*Task description:*
Each line that follows is to be retyped exactly.

*Data excerpt:*
- - -

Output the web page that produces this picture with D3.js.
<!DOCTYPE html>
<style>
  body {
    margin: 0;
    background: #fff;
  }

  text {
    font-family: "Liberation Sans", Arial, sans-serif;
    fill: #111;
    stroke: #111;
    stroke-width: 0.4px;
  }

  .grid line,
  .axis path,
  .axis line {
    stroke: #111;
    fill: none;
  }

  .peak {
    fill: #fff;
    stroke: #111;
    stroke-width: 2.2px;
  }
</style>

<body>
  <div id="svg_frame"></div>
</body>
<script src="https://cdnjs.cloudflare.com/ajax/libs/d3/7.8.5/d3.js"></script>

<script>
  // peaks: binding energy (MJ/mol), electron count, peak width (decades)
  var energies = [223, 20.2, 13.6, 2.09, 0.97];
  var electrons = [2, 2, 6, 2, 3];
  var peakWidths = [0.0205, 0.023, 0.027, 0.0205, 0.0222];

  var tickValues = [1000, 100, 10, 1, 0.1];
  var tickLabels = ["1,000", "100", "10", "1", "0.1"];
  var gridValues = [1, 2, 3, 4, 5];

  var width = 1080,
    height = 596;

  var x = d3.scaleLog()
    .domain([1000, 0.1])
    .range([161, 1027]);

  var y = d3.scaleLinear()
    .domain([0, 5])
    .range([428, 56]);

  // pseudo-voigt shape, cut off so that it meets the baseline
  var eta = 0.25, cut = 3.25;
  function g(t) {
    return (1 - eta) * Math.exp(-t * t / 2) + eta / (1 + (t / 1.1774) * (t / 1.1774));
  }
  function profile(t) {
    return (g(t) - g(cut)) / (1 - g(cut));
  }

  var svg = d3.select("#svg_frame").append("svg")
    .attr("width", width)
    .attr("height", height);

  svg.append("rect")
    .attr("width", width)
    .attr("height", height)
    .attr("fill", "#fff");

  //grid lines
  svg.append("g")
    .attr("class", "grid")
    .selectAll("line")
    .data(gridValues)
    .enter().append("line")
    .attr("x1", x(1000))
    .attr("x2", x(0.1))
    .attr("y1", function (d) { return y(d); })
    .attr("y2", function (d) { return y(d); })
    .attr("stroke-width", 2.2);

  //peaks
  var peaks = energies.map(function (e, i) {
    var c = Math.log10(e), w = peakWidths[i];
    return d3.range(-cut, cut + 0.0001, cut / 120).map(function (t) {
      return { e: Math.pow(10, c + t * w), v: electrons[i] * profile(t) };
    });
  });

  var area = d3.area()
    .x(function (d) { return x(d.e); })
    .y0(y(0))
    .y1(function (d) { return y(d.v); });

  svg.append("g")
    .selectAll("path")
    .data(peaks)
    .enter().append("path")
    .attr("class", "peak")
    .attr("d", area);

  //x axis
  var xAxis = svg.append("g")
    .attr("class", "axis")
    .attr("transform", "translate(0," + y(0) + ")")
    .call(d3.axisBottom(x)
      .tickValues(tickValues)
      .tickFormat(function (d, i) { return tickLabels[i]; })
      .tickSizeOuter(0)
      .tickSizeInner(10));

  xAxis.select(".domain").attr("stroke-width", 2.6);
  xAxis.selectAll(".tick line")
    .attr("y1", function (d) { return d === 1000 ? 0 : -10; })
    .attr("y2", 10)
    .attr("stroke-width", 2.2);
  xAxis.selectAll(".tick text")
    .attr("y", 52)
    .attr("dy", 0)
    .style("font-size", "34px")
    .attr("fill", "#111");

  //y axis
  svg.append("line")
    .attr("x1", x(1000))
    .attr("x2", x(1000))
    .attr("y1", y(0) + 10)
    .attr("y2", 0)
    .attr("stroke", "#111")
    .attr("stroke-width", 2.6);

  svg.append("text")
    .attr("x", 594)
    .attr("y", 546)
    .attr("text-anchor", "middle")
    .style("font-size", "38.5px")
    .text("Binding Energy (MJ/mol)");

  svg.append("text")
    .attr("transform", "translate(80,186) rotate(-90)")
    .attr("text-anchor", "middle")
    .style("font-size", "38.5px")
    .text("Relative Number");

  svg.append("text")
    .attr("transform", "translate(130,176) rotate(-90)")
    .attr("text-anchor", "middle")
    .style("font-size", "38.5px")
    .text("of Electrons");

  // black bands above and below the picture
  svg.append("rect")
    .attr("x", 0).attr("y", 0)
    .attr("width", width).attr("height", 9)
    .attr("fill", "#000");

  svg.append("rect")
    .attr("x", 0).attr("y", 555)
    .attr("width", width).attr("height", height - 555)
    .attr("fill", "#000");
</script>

- - -

*Exercise result:*
Output the web page that produces this picture with D3.js.
<!DOCTYPE html>
<style>
  body {
    margin: 0;
    background: #fff;
  }

  text {
    font-family: "Liberation Sans", Arial, sans-serif;
    fill: #111;
    stroke: #111;
    stroke-width: 0.4px;
  }

  .grid line,
  .axis path,
  .axis line {
    stroke: #111;
    fill: none;
  }

  .peak {
    fill: #fff;
    stroke: #111;
    stroke-width: 2.2px;
  }
</style>

<body>
  <div id="svg_frame"></div>
</body>
<script src="https://cdnjs.cloudflare.com/ajax/libs/d3/7.8.5/d3.js"></script>

<script>
  // peaks: binding energy (MJ/mol), electron count, peak width (decades)
  var energies = [223, 20.2, 13.6, 2.09, 0.97];
  var electrons = [2, 2, 6, 2, 3];
  var peakWidths = [0.0205, 0.023, 0.027, 0.0205, 0.0222];

  var tickValues = [1000, 100, 10, 1, 0.1];
  var tickLabels = ["1,000", "100", "10", "1", "0.1"];
  var gridValues = [1, 2, 3, 4, 5];

  var width = 1080,
    height = 596;

  var x = d3.scaleLog()
    .domain([1000, 0.1])
    .range([161, 1027]);

  var y = d3.scaleLinear()
    .domain([0, 5])
    .range([428, 56]);

  // pseudo-voigt shape, cut off so that it meets the baseline
  var eta = 0.25, cut = 3.25;
  function g(t) {
    return (1 - eta) * Math.exp(-t * t / 2) + eta / (1 + (t / 1.1774) * (t / 1.1774));
  }
  function profile(t) {
    return (g(t) - g(cut)) / (1 - g(cut));
  }

  var svg = d3.select("#svg_frame").append("svg")
    .attr("width", width)
    .attr("height", height);

  svg.append("rect")
    .attr("width", width)
    .attr("height", height)
    .attr("fill", "#fff");

  //grid lines
  svg.append("g")
    .attr("class", "grid")
    .selectAll("line")
    .data(gridValues)
    .enter().append("line")
    .attr("x1", x(1000))
    .attr("x2", x(0.1))
    .attr("y1", function (d) { return y(d); })
    .attr("y2", function (d) { return y(d); })
    .attr("stroke-width", 2.2);

  //peaks
  var peaks = energies.map(function (e, i) {
    var c = Math.log10(e), w = peakWidths[i];
    return d3.range(-cut, cut + 0.0001, cut / 120).map(function (t) {
      return { e: Math.pow(10, c + t * w), v: electrons[i] * profile(t) };
    });
  });

  var area = d3.area()
    .x(function (d) { return x(d.e); })
    .y0(y(0))
    .y1(function (d) { return y(d.v); });

  svg.append("g")
    .selectAll("path")
    .data(peaks)
    .enter().append("path")
    .attr("class", "peak")
    .attr("d", area);

  //x axis
  var xAxis = svg.append("g")
    .attr("class", "axis")
    .attr("transform", "translate(0," + y(0) + ")")
    .call(d3.axisBottom(x)
      .tickValues(tickValues)
      .tickFormat(function (d, i) { return tickLabels[i]; })
      .tickSizeOuter(0)
      .tickSizeInner(10));

  xAxis.select(".domain").attr("stroke-width", 2.6);
  xAxis.selectAll(".tick line")
    .attr("y1", function (d) { return d === 1000 ? 0 : -10; })
    .attr("y2", 10)
    .attr("stroke-width", 2.2);
  xAxis.selectAll(".tick text")
    .attr("y", 52)
    .attr("dy", 0)
    .style("font-size", "34px")
    .attr("fill", "#111");

  //y axis
  svg.append("line")
    .attr("x1", x(1000))
    .attr("x2", x(1000))
    .attr("y1", y(0) + 10)
    .attr("y2", 0)
    .attr("stroke", "#111")
    .attr("stroke-width", 2.6);

  svg.append("text")
    .attr("x", 594)
    .attr("y", 546)
    .attr("text-anchor", "middle")
    .style("font-size", "38.5px")
    .text("Binding Energy (MJ/mol)");

  svg.append("text")
    .attr("transform", "translate(80,186) rotate(-90)")
    .attr("text-anchor", "middle")
    .style("font-size", "38.5px")
    .text("Relative Number");

  svg.append("text")
    .attr("transform", "translate(130,176) rotate(-90)")
    .attr("text-anchor", "middle")
    .style("font-size", "38.5px")
    .text("of Electrons");

  // black bands above and below the picture
  svg.append("rect")
    .attr("x", 0).attr("y", 0)
    .attr("width", width).attr("height", 9)
    .attr("fill", "#000");

  svg.append("rect")
    .attr("x", 0).attr("y", 555)
    .attr("width", width).attr("height", height - 555)
    .attr("fill", "#000");
</script>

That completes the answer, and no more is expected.